The next thing we know, Ophelia is dead, possibly by suicide, which means she doesn't even get a nice burial. There's a big scene between Hamlet and Laertes when Hamlet randomly stumbles on this funeral, and then Hamlet gets Horatio up to speed on his return: on the boat to England, Hamlet opened the letter that his companions Rosencrantz and Guildenstern were carrying and found that it carried instructions to have him (Hamlet) killed. Naturally, Hamlet altered the letter to say "Please kill Rosencrantz and Guildenstern, thanks," and escaped on a pirate ship back to Denmark.

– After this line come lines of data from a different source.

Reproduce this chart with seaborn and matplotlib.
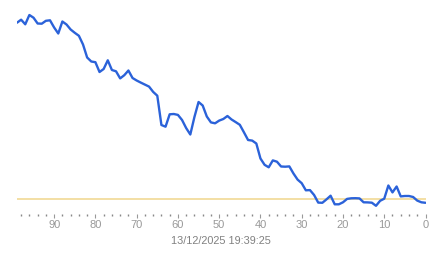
import matplotlib
matplotlib.use("Agg")
import matplotlib.pyplot as plt
import seaborn as sns
import pandas as pd
from matplotlib.ticker import MultipleLocator

# seconds ago (99 .. 0)
seconds_ago = list(range(99, -1, -1))
values = [188.3, 191.3, 186.7, 196.0, 193.3, 187.5, 187.3, 190.2, 190.7, 183.5,
          177.5, 189.5, 186.5, 181.5, 178.2, 175.2, 166.5, 153.5, 149.5, 148.8,
          139.0, 142.0, 150.7, 141.0, 139.7, 132.6, 135.8, 140.5, 133.0, 130.5,
          128.4, 126.4, 124.4, 119.1, 115.3, 86.0, 84.3, 96.7, 97.0, 96.1,
          91.0, 82.9, 76.5, 94.0, 109.0, 105.5, 94.5, 88.6, 87.7, 90.4,
          92.0, 95.0, 91.5, 88.9, 86.2, 78.7, 71.0, 70.4, 67.5, 52.5,
          46.2, 43.7, 50.6, 49.3, 44.5, 44.3, 44.6, 37.5, 31.4, 27.8,
          20.7, 20.9, 16.0, 8.4, 8.2, 11.6, 15.3, 6.7, 6.7, 8.7,
          12.1, 12.7, 12.8, 12.6, 8.7, 8.6, 8.3, 5.2, 10.2, 12.3,
          25.5, 18.6, 24.5, 14.6, 15.0, 15.0, 14.0, 10.4, 8.7, 8.2]
threshold = 11.7
major_ticks = [90, 80, 70, 60, 50, 40, 30, 20, 10, 0]
timestamp = "13/12/2025 19:39:25"

df = pd.DataFrame({"ago": seconds_ago, "value": values})

sns.set_theme(style="white")
plt.rcParams["font.family"] = ["Liberation Sans", "DejaVu Sans"]

fig = plt.figure(figsize=(4.43, 2.58), dpi=100)
ax = fig.add_axes([17 / 443, (258 - 213.5) / 258, (425.5 - 17) / 443, 203.5 / 258])

ax.axhline(threshold, color="#f0d68c", lw=1.1, zorder=1)
sns.lineplot(data=df, x="ago", y="value", ax=ax, color="#2b62d9", lw=1.7, zorder=3)

ax.set_xlim(99, 0)
ax.set_ylim(-2.5, 201)
for s in ax.spines.values():
    s.set_visible(False)
ax.set_xlabel("")
ax.set_ylabel("")
ax.set_yticks([])
ax.set_xticks(major_ticks)
ax.set_xticklabels([str(t) for t in major_ticks])
ax.xaxis.set_minor_locator(MultipleLocator(2))
ax.tick_params(axis="x", which="major", direction="out", length=3.2, width=0.8,
               color="#999999", labelcolor="#999999", labelsize=8, pad=1.5, bottom=True)
ax.tick_params(axis="x", which="minor", direction="out", length=1.1, width=1.0,
               color="#888888", bottom=True)

fig.text((17 + 425.5) / 2 / 443, 17 / 258, timestamp, ha="center", va="center",
         fontsize=7.8, color="#808080")

fig.savefig("out.png", dpi=100)
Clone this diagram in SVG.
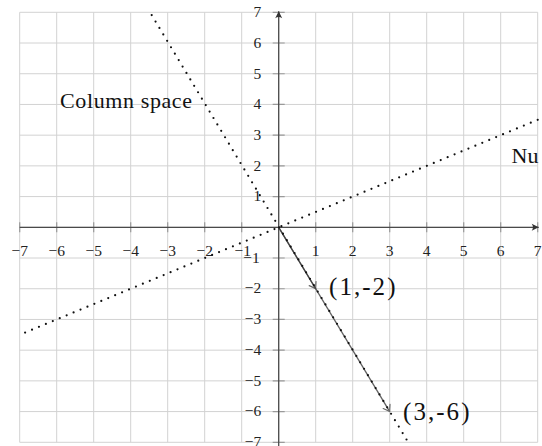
<svg xmlns="http://www.w3.org/2000/svg" width="542" height="446" viewBox="0 0 542 446">
  <style>
    .grid { stroke: #d2d2d2; stroke-width: 1; fill: none; }
    .tick { stroke: #9a9a9a; stroke-width: 1.2; fill: none; }
    .axis { stroke: #4a4a4a; stroke-width: 1.3; fill: none; }
    .dots { stroke: #111; stroke-width: 2.2; stroke-linecap: round; stroke-dasharray: 0 7.5; fill: none; }
    .vec { stroke: #3a3a3a; stroke-width: 1.3; fill: none; stroke-opacity: 0.8; }
    .num { font-family: "Liberation Serif", "Times New Roman", serif; font-size: 15.5px; fill: #222; }
    .lbl { font-family: "Liberation Serif", "Times New Roman", serif; font-size: 22px; fill: #111; }
    .pt { font-family: "Liberation Serif", "Times New Roman", serif; font-size: 25px; fill: #111; }
  </style>
  <defs>
    <marker id="axisArrow" markerUnits="userSpaceOnUse" viewBox="-8 -5 10 10" markerWidth="10" markerHeight="10" refX="0" refY="0" orient="auto" overflow="visible">
      <path d="M0,0 L-7,-3.5 Q-4.5,0 -7,3.5 Z" fill="#333"/>
    </marker>
    <marker id="vecArrow" markerUnits="userSpaceOnUse" viewBox="-8 -5 10 10" markerWidth="10" markerHeight="10" refX="0" refY="0" orient="auto" overflow="visible">
      <path d="M-6,-4 Q-2,-1.2 0,0 Q-2,1.2 -6,4" fill="none" stroke="#6a6a6a" stroke-width="1.2" stroke-linecap="round"/>
    </marker>
  </defs>
  <rect x="0" y="0" width="542" height="446" fill="#ffffff"/>
  <g transform="translate(278.7,227.3)">
    <g id="grid">
      <path class="grid" d="M-259,-215V215 M-222,-215V215 M-185,-215V215 M-148,-215V215 M-111,-215V215 M-74,-215V215 M-37,-215V215 M0,-215V215 M37,-215V215 M74,-215V215 M111,-215V215 M148,-215V215 M185,-215V215 M222,-215V215 M259,-215V215
        M-259,-215H259 M-259,-184.29H259 M-259,-153.57H259 M-259,-122.86H259 M-259,-92.14H259 M-259,-61.43H259 M-259,-30.71H259 M-259,0H259 M-259,30.71H259 M-259,61.43H259 M-259,92.14H259 M-259,122.86H259 M-259,153.57H259 M-259,184.29H259 M-259,215H259"/>
    </g>
    <g id="ticks">
      <path class="tick" d="M-6,-215H6 M-6,-184.29H6 M-6,-153.57H6 M-6,-122.86H6 M-6,-92.14H6 M-6,-61.43H6 M-6,-30.71H6 M-6,30.71H6 M-6,61.43H6 M-6,92.14H6 M-6,122.86H6 M-6,153.57H6 M-6,184.29H6 M-6,215H6
        M-259,-5V5 M-222,-5V5 M-185,-5V5 M-148,-5V5 M-111,-5V5 M-74,-5V5 M-37,-5V5 M37,-5V5 M74,-5V5 M111,-5V5 M148,-5V5 M185,-5V5 M222,-5V5 M259,-5V5"/>
    </g>
    <g id="axes">
      <line class="axis" x1="-259" y1="0" x2="260" y2="0" marker-end="url(#axisArrow)"/>
      <line class="axis" x1="0" y1="220" x2="0" y2="-216" marker-end="url(#axisArrow)"/>
    </g>
    <g id="x-labels" class="num" text-anchor="middle">
      <text x="-259" y="28.7">−7</text>
      <text x="-222" y="28.7">−6</text>
      <text x="-185" y="28.7">−5</text>
      <text x="-148" y="28.7">−4</text>
      <text x="-111" y="28.7">−3</text>
      <text x="-74" y="28.7">−2</text>
      <text x="-36" y="28.7">−1</text>
      <text x="37" y="28.7">1</text>
      <text x="74" y="28.7">2</text>
      <text x="111" y="28.7">3</text>
      <text x="148" y="28.7">4</text>
      <text x="185" y="28.7">5</text>
      <text x="222" y="28.7">6</text>
      <text x="259" y="28.7">7</text>
    </g>
    <g id="y-labels" class="num" text-anchor="end">
      <text x="-17.5" y="-210.2">7</text>
      <text x="-17.5" y="-179.5">6</text>
      <text x="-17.5" y="-148.8">5</text>
      <text x="-17.5" y="-118.1">4</text>
      <text x="-17.5" y="-87.4">3</text>
      <text x="-17.5" y="-56.6">2</text>
      <text x="-17.5" y="-25.9">1</text>
      <text x="-19" y="35.5">−1</text>
      <text x="-17.5" y="66.2">−2</text>
      <text x="-17.5" y="96.9">−3</text>
      <text x="-17.5" y="127.7">−4</text>
      <text x="-17.5" y="158.4">−5</text>
      <text x="-17.5" y="189.1">−6</text>
      <text x="-17.5" y="219.8">−7</text>
    </g>
    <g id="connectors">
      <line id="vec-1-2" class="vec" x1="0" y1="0" x2="37" y2="61.43" marker-end="url(#vecArrow)"/>
      <line id="vec-3-6" class="vec" x1="0" y1="0" x2="111" y2="184.29" marker-end="url(#vecArrow)"/>
      <line id="column-space-line" class="dots" x1="-127" y1="-212.2" x2="129.5" y2="215"/>
      <line id="null-space-line" class="dots" x1="259" y1="-107.5" x2="-259" y2="107.5"/>
    </g>
  </g>
  <g id="label-column-space">
    <text class="lbl" x="60" y="108.3" textLength="132" lengthAdjust="spacing">Column space</text>
  </g>
  <g id="label-null-space">
    <text class="lbl" x="511.5" y="163.3">Nu</text>
  </g>
  <g id="label-point-1">
    <text class="pt" x="329" y="295" textLength="66.5" lengthAdjust="spacing">(1,-2)</text>
  </g>
  <g id="label-point-2">
    <text class="pt" x="403" y="419.5" textLength="66.5" lengthAdjust="spacing">(3,-6)</text>
  </g>
</svg>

Hope you brought your rain gear, because this last scene is going to be a bloodbath. During the friendly duel between Hamlet and Laertes, everything goes according to Claudius' evil plan until, uh oh, Gertrude drinks the poisoned wine. Meanwhile, Laertes cuts Hamlet with the poisoned sword, and Hamlet, ending up with Laertes' sword, wounds him back. Dying, Laertes yells out, "It's all Claudius' fault!" So, Hamlet stabs Claudius with the poisoned sword and makes him drink the poisoned wine. Bloodbath complete.
Well, except that Horatio's feeling left out and wants to kill himself too but Hamlet says that it's his job to tell Hamlet's story. Just then, Fortinbras of Norway walks in, steps over the blood and guts and bodies strewn out all over the floor, and then helps himself to the Danish throne. At least someone gets a happy ending!